The team was very welcoming and wanted to show us around. The goalie, Nusee, took us for a walking tour of the 12th street community where he lives. It was definitely off the beaten track – Nusee told us it was impossible to get a car by his house and we witnessed this as we stepped over breeze blocks and walked down sandy tracks on the way to his house. Washing lines were strung across our path, children played everywhere in the streets (including some who were playing a very complex looking game involving a ball and a flip flop) and we were greeted by lots of stares and even more waves of hello from children.
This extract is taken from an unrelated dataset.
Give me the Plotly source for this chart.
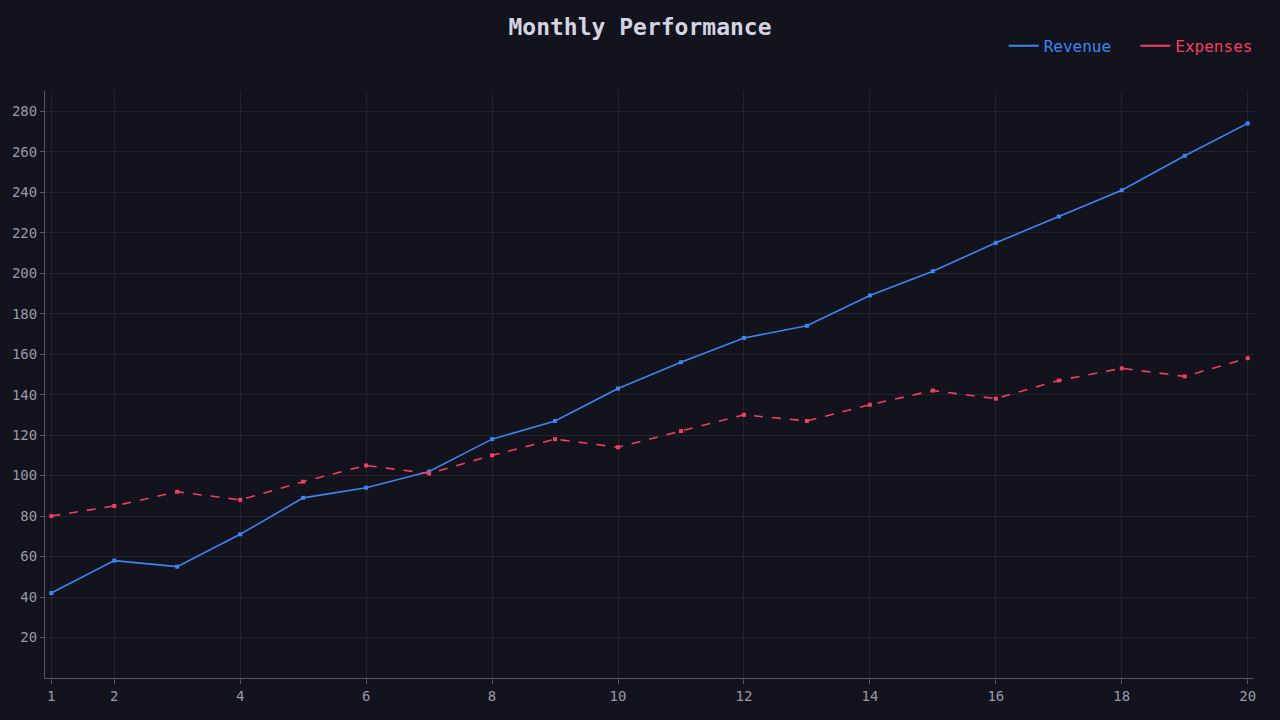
import plotly.graph_objects as go

months = list(range(1, 21))
revenue = [42, 58, 55, 71, 89, 94, 102, 118, 127, 143, 156, 168, 174, 189, 201, 215, 228, 241, 258, 274]
expenses = [80, 85, 92, 88, 97, 105, 101, 110, 118, 114, 122, 130, 127, 135, 142, 138, 147, 153, 149, 158]
x_ticks = [1, 2, 4, 6, 8, 10, 12, 14, 16, 18, 20]
y_ticks = list(range(20, 281, 20))

BG = "#12131c"
GRID = "#22232d"
AXIS = "#55565f"
TICK = "#9a9aa6"
BLUE = "#3d85f5"
RED = "#f43f5e"
FONT = "DejaVu Sans Mono"

fig = go.Figure()
fig.add_trace(go.Scatter(
    x=months, y=revenue, name="Revenue", mode="lines+markers", showlegend=False,
    line=dict(color=BLUE, width=1.6),
    marker=dict(color=BLUE, size=4, symbol="square"),
))
fig.add_trace(go.Scatter(
    x=months, y=expenses, name="Expenses", mode="lines+markers", showlegend=False,
    line=dict(color=RED, width=1.6, dash="dash"),
    marker=dict(color=RED, size=4, symbol="square"),
))
# legend entries (line only, label in series colour)
fig.add_trace(go.Scatter(
    x=[None], y=[None], mode="lines", name=f"<span style='color:{BLUE}'>Revenue</span>\u00a0\u00a0",
    line=dict(color=BLUE, width=2),
))
fig.add_trace(go.Scatter(
    x=[None], y=[None], mode="lines", name=f"<span style='color:{RED}'>Expenses</span>",
    line=dict(color=RED, width=2),
))

fig.update_layout(
    width=1280, height=720,
    paper_bgcolor=BG, plot_bgcolor=BG,
    margin=dict(l=45, r=26, t=91, b=42),
    font=dict(family=FONT, color=TICK, size=14),
    title=dict(text="<b>Monthly Performance</b>", x=0.5, xanchor="center", y=1 - 27 / 720, yanchor="middle",
               font=dict(family=FONT, size=23, color="#d4d4e2")),
    legend=dict(orientation="h", x=1.003, xanchor="right", y=1.077, yanchor="middle",
                font=dict(family=FONT, size=16), bgcolor="rgba(0,0,0,0)",
                itemwidth=30, tracegroupgap=0),
    showlegend=True,
    xaxis=dict(range=[0.9, 20.1], tickvals=x_ticks, showgrid=True, gridcolor=GRID, gridwidth=1,
               showline=True, linecolor=AXIS, linewidth=1, ticks="outside", ticklen=5, tickcolor=AXIS,
               zeroline=False, tickfont=dict(family=FONT, size=14, color=TICK)),
    yaxis=dict(range=[0, 290], tickvals=y_ticks, showgrid=True, gridcolor=GRID, gridwidth=1,
               showline=True, linecolor=AXIS, linewidth=1, ticks="outside", ticklen=4, tickcolor=AXIS,
               zeroline=False, tickfont=dict(family=FONT, size=14, color=TICK)),
)

fig.write_html("out.html")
At Nusee’s house, he introduced us to his mother and got out his photo album from the ’99 tour. Tom opened the first page, gave it a quick glance and went to turn it over, before Becca spotted someone who looked vaguely familiar. The picture was of a confident Liberian footballer talking to three young fans. One of them was a much younger (but still very recognizable) me. No one could have summed it up better than Nusee’s mother – “You still have the same small face!” Although this is my first trip to Liberia, it appears that my face has been known here for 12 years. It was simultaneously slightly bizarre and great to feel like I was connected to the family and the team in this way.

the original photograph from 1999 at the Knights of St Columba

You may have heard Liberia in the news recently concerning the number of Ivoirians that have fled there to escape the growing troubles in the Cote d’Ivoire surrounding the general elections. When we were in Liberia back in January, the situation was unfolding and the last day of our stay with CJPS in the northern town of Ganta was taken up with a trip to the Upper Nimba region, a short walk from the Ivoirian border, to meet refugees and observe the beginning of the work that CJPS were hoping to do with them.
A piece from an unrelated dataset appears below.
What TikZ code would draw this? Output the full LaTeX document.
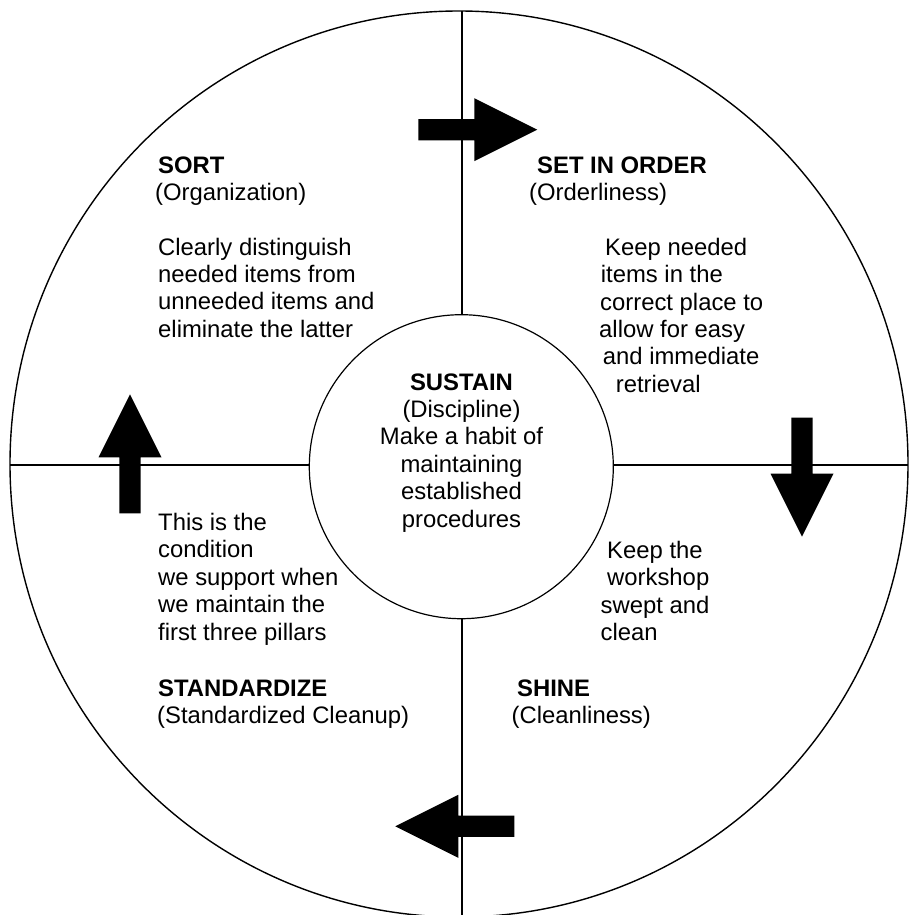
\documentclass[tikz,border=0pt]{standalone}
\usepackage{fontspec}
\setmainfont{Liberation Sans}
\tikzset{
  txt/.style={anchor=base west, inner sep=0pt, font=\fontsize{23.85}{27.4}\selectfont},
  hd/.style={txt, font=\fontsize{23.85}{27.4}\selectfont\bfseries},
  ctr/.style={txt, anchor=base},
  fatarrow/.pic={\fill (0,-10.6) -- (56,-10.6) -- (56,-31.5) -- (119,0) -- (56,31.5) -- (56,10.6) -- (0,10.6) -- cycle;}
}
\begin{document}
\begin{tikzpicture}[x=1pt,y=-1pt]
  \useasboundingbox (0,0) rectangle (909,915);
  % Wheel and spokes
  \draw[line width=1.4pt] (459,464) ellipse [x radius=449, y radius=453];
  \draw[line width=1.2pt] (462,11) -- (462,915);
  \draw[line width=1.2pt] (10,465) -- (908,465);

  % Cycle arrows
  \pic at (418.3,129.7) {fatarrow};
  \pic[rotate=-90] at (802,417.7) {fatarrow};
  \pic[rotate=180] at (514.3,826.3) {fatarrow};
  \pic[rotate=90] at (130,513.3) {fatarrow};

  % Hub
  \draw[fill=white, line width=1.2pt] (461.3,466.7) circle [radius=152];
  \node[hd, anchor=base] (sustain) at (461.5,390) {SUSTAIN};
  \foreach \line [count=\i] in {{(Discipline)}, Make a habit of, maintaining, established, procedures}
    \node[ctr] (sustain\i) at (461.5,{390+27.4*\i}) {\line};

  % Sort
  \node[hd] (sort) at (158,173) {SORT};
  \node[txt] (sortsub) at (155,200.5) {(Organization)};
  \foreach \line [count=\i] in {Clearly distinguish, needed items from, unneeded items and, eliminate the latter}
    \node[txt] (sort\i) at (158,{227.6+27.4*\i}) {\line};

  % Set in order
  \node[hd] (order) at (537,173.3) {SET IN ORDER};
  \node[txt] (ordersub) at (529,200.5) {(Orderliness)};
  \foreach \xx/\line [count=\i] in {605/Keep needed, 600.7/items in the, 600/correct place to, 599/allow for easy, 602.7/and immediate, 615.7/retrieval}
    \node[txt] (order\i) at (\xx,{227.9+27.4*\i}) {\line};

  % Shine
  \foreach \xx/\line [count=\i] in {607/Keep the, 607/workshop, 600.5/swept and, 600.5/clean}
    \node[txt] (shine\i) at (\xx,{530.9+27.4*\i}) {\line};
  \node[hd] (shine) at (517,696) {SHINE};
  \node[txt] (shinesub) at (511.5,723.4) {(Cleanliness)};

  % Standardize
  \foreach \line [count=\i] in {This is the, condition, we support when, we maintain the, first three pillars}
    \node[txt] (std\i) at (158,{503.1+27.4*\i}) {\line};
  \node[hd] (standardize) at (158,696) {STANDARDIZE};
  \node[txt] (stdsub) at (157,723.4) {(Standardized Cleanup)};
\end{tikzpicture}
\end{document}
Upon arrival, the picture that I had previously held of a refugee camp was immediately dispelled. The 40 or so Ivoirians were gathered under a tree with a handwritten sign pinned to it in French saying ‘Refugee Registration Centre’. Whilst sitting amongst them, I noticed at least two heavily pregnant young women and a good number of babies being carried on their mothers’ backs. Through CJPS translation, we heard their story of how they were struggling to register without ID cards and consequently could not receive their food ration packs; some had been there since before Christmas, waiting to receive support from a community which did not seem able to provide this. After being asked what made them flee, one man replied “My sister was giving birth and being helped by midwives when gunshots began to ring through the air. The midwives scattered and the baby did not survive”.

This is not the first time these Ivoirians have experienced such trouble, so this time they knew immediately that seeking refuge in another country was necessary, as the refugees’ ‘chief’ told us: “When you have been hit by a bull once, you’ll always run, even if it’s just a termite hill you see.” You’ve got to appreciate the looming bulk of a termite mound in the dusk in the West African bush to get that one, but another aphorism summed up their plight: “When two elephants fight, it’s the grass that gets trampled.”

CJPS were expecting to work as mediators of conflicts between the refugees themselves, between the refugees and their Liberian host families, and between the frazzled Liberian authorities and the wave of incomers. Liberia itself was wracked by civil war from 1990 to 2003, but had peaceful elections in 2007 and is preparing for further elections in October of this year. We wait to see what happens, with hope…

The ‘Step into the Gap’ scheme aims to offer a rounded gap year experience, and takes place both overseas and in the UK. It will bridge the ‘gap’ between the elements of adventure and service that occur in many other year-out experiences.